- WRITTEN INSTRUCTION
Write every line out verbatim and omit the pictures.

- DATASET EXTRACT
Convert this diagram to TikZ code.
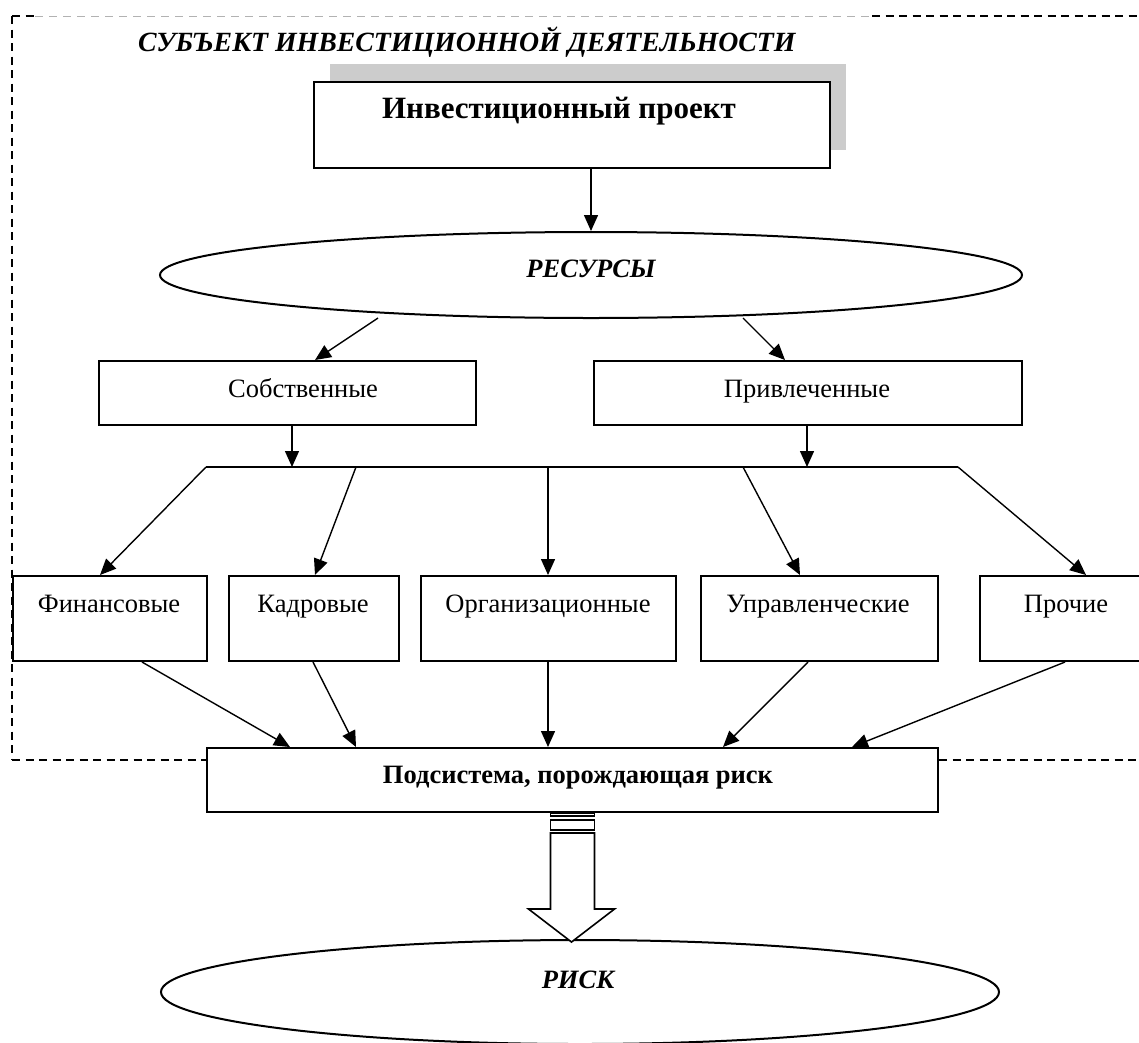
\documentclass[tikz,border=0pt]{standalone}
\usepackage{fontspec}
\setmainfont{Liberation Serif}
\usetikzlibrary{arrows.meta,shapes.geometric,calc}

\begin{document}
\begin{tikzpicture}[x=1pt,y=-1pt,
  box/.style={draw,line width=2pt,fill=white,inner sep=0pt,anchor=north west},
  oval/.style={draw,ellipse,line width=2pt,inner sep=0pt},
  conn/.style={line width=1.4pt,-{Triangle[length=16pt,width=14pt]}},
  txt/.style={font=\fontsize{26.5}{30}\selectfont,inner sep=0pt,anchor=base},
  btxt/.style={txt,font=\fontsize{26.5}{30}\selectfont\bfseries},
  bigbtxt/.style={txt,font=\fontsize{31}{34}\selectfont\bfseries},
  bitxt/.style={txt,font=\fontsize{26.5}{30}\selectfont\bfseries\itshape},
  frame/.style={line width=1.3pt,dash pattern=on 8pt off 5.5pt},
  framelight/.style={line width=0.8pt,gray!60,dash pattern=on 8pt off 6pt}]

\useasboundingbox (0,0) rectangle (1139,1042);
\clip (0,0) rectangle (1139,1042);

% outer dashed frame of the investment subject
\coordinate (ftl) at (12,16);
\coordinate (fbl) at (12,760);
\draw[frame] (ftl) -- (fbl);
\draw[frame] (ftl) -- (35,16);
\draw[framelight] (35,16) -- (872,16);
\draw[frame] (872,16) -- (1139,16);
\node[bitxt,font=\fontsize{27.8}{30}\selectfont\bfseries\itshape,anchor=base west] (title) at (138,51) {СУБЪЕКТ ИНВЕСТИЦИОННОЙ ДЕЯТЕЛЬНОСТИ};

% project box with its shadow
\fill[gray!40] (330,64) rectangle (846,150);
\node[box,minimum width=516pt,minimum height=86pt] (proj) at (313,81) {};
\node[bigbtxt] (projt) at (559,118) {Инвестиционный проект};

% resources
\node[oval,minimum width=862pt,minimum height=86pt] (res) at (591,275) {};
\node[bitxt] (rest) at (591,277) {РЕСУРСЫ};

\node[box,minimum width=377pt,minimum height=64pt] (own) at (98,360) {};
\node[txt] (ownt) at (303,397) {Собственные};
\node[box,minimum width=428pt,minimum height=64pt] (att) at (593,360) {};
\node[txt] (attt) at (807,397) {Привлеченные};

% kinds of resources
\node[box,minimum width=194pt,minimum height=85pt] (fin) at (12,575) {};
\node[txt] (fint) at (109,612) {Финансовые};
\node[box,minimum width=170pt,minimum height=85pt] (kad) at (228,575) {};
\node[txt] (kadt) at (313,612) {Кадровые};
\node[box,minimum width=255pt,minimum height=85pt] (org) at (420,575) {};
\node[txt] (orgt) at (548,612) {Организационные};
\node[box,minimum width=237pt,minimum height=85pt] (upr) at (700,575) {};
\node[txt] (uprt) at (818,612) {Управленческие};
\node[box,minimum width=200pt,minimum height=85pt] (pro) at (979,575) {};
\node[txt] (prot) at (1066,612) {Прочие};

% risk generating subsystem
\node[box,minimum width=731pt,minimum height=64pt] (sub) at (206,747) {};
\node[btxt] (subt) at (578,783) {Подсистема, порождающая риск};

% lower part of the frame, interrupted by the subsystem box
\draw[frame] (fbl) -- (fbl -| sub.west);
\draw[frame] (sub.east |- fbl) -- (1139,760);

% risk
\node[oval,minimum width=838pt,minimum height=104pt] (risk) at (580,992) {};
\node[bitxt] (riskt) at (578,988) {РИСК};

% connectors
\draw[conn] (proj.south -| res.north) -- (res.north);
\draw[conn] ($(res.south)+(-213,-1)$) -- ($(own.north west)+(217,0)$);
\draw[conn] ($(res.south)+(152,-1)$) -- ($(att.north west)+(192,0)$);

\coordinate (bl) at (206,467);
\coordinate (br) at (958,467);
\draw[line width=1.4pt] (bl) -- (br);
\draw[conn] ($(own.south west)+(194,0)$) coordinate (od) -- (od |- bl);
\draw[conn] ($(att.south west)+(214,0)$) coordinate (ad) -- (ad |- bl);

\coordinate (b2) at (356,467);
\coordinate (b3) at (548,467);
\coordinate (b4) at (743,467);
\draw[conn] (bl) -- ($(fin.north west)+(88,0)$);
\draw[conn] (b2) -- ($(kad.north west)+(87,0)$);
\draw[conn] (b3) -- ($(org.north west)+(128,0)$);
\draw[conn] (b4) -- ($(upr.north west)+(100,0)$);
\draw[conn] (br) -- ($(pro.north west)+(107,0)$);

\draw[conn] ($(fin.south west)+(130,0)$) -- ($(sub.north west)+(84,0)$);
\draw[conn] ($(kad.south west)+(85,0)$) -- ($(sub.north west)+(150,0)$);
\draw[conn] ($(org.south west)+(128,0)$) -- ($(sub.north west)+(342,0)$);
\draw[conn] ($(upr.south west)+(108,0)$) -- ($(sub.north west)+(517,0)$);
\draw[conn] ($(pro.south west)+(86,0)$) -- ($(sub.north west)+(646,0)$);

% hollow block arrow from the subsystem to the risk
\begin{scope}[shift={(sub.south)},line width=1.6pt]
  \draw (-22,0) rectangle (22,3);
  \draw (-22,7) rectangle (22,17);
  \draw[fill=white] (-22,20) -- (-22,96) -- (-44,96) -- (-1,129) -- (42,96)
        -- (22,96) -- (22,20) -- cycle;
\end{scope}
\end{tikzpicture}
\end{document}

- FINAL RESULT
Convert this diagram to TikZ code.
\documentclass[tikz,border=0pt]{standalone}
\usepackage{fontspec}
\setmainfont{Liberation Serif}
\usetikzlibrary{arrows.meta,shapes.geometric,calc}

\begin{document}
\begin{tikzpicture}[x=1pt,y=-1pt,
  box/.style={draw,line width=2pt,fill=white,inner sep=0pt,anchor=north west},
  oval/.style={draw,ellipse,line width=2pt,inner sep=0pt},
  conn/.style={line width=1.4pt,-{Triangle[length=16pt,width=14pt]}},
  txt/.style={font=\fontsize{26.5}{30}\selectfont,inner sep=0pt,anchor=base},
  btxt/.style={txt,font=\fontsize{26.5}{30}\selectfont\bfseries},
  bigbtxt/.style={txt,font=\fontsize{31}{34}\selectfont\bfseries},
  bitxt/.style={txt,font=\fontsize{26.5}{30}\selectfont\bfseries\itshape},
  frame/.style={line width=1.3pt,dash pattern=on 8pt off 5.5pt},
  framelight/.style={line width=0.8pt,gray!60,dash pattern=on 8pt off 6pt}]

\useasboundingbox (0,0) rectangle (1139,1042);
\clip (0,0) rectangle (1139,1042);

% outer dashed frame of the investment subject
\coordinate (ftl) at (12,16);
\coordinate (fbl) at (12,760);
\draw[frame] (ftl) -- (fbl);
\draw[frame] (ftl) -- (35,16);
\draw[framelight] (35,16) -- (872,16);
\draw[frame] (872,16) -- (1139,16);
\node[bitxt,font=\fontsize{27.8}{30}\selectfont\bfseries\itshape,anchor=base west] (title) at (138,51) {СУБЪЕКТ ИНВЕСТИЦИОННОЙ ДЕЯТЕЛЬНОСТИ};

% project box with its shadow
\fill[gray!40] (330,64) rectangle (846,150);
\node[box,minimum width=516pt,minimum height=86pt] (proj) at (313,81) {};
\node[bigbtxt] (projt) at (559,118) {Инвестиционный проект};

% resources
\node[oval,minimum width=862pt,minimum height=86pt] (res) at (591,275) {};
\node[bitxt] (rest) at (591,277) {РЕСУРСЫ};

\node[box,minimum width=377pt,minimum height=64pt] (own) at (98,360) {};
\node[txt] (ownt) at (303,397) {Собственные};
\node[box,minimum width=428pt,minimum height=64pt] (att) at (593,360) {};
\node[txt] (attt) at (807,397) {Привлеченные};

% kinds of resources
\node[box,minimum width=194pt,minimum height=85pt] (fin) at (12,575) {};
\node[txt] (fint) at (109,612) {Финансовые};
\node[box,minimum width=170pt,minimum height=85pt] (kad) at (228,575) {};
\node[txt] (kadt) at (313,612) {Кадровые};
\node[box,minimum width=255pt,minimum height=85pt] (org) at (420,575) {};
\node[txt] (orgt) at (548,612) {Организационные};
\node[box,minimum width=237pt,minimum height=85pt] (upr) at (700,575) {};
\node[txt] (uprt) at (818,612) {Управленческие};
\node[box,minimum width=200pt,minimum height=85pt] (pro) at (979,575) {};
\node[txt] (prot) at (1066,612) {Прочие};

% risk generating subsystem
\node[box,minimum width=731pt,minimum height=64pt] (sub) at (206,747) {};
\node[btxt] (subt) at (578,783) {Подсистема, порождающая риск};

% lower part of the frame, interrupted by the subsystem box
\draw[frame] (fbl) -- (fbl -| sub.west);
\draw[frame] (sub.east |- fbl) -- (1139,760);

% risk
\node[oval,minimum width=838pt,minimum height=104pt] (risk) at (580,992) {};
\node[bitxt] (riskt) at (578,988) {РИСК};

% connectors
\draw[conn] (proj.south -| res.north) -- (res.north);
\draw[conn] ($(res.south)+(-213,-1)$) -- ($(own.north west)+(217,0)$);
\draw[conn] ($(res.south)+(152,-1)$) -- ($(att.north west)+(192,0)$);

\coordinate (bl) at (206,467);
\coordinate (br) at (958,467);
\draw[line width=1.4pt] (bl) -- (br);
\draw[conn] ($(own.south west)+(194,0)$) coordinate (od) -- (od |- bl);
\draw[conn] ($(att.south west)+(214,0)$) coordinate (ad) -- (ad |- bl);

\coordinate (b2) at (356,467);
\coordinate (b3) at (548,467);
\coordinate (b4) at (743,467);
\draw[conn] (bl) -- ($(fin.north west)+(88,0)$);
\draw[conn] (b2) -- ($(kad.north west)+(87,0)$);
\draw[conn] (b3) -- ($(org.north west)+(128,0)$);
\draw[conn] (b4) -- ($(upr.north west)+(100,0)$);
\draw[conn] (br) -- ($(pro.north west)+(107,0)$);

\draw[conn] ($(fin.south west)+(130,0)$) -- ($(sub.north west)+(84,0)$);
\draw[conn] ($(kad.south west)+(85,0)$) -- ($(sub.north west)+(150,0)$);
\draw[conn] ($(org.south west)+(128,0)$) -- ($(sub.north west)+(342,0)$);
\draw[conn] ($(upr.south west)+(108,0)$) -- ($(sub.north west)+(517,0)$);
\draw[conn] ($(pro.south west)+(86,0)$) -- ($(sub.north west)+(646,0)$);

% hollow block arrow from the subsystem to the risk
\begin{scope}[shift={(sub.south)},line width=1.6pt]
  \draw (-22,0) rectangle (22,3);
  \draw (-22,7) rectangle (22,17);
  \draw[fill=white] (-22,20) -- (-22,96) -- (-44,96) -- (-1,129) -- (42,96)
        -- (22,96) -- (22,20) -- cycle;
\end{scope}
\end{tikzpicture}
\end{document}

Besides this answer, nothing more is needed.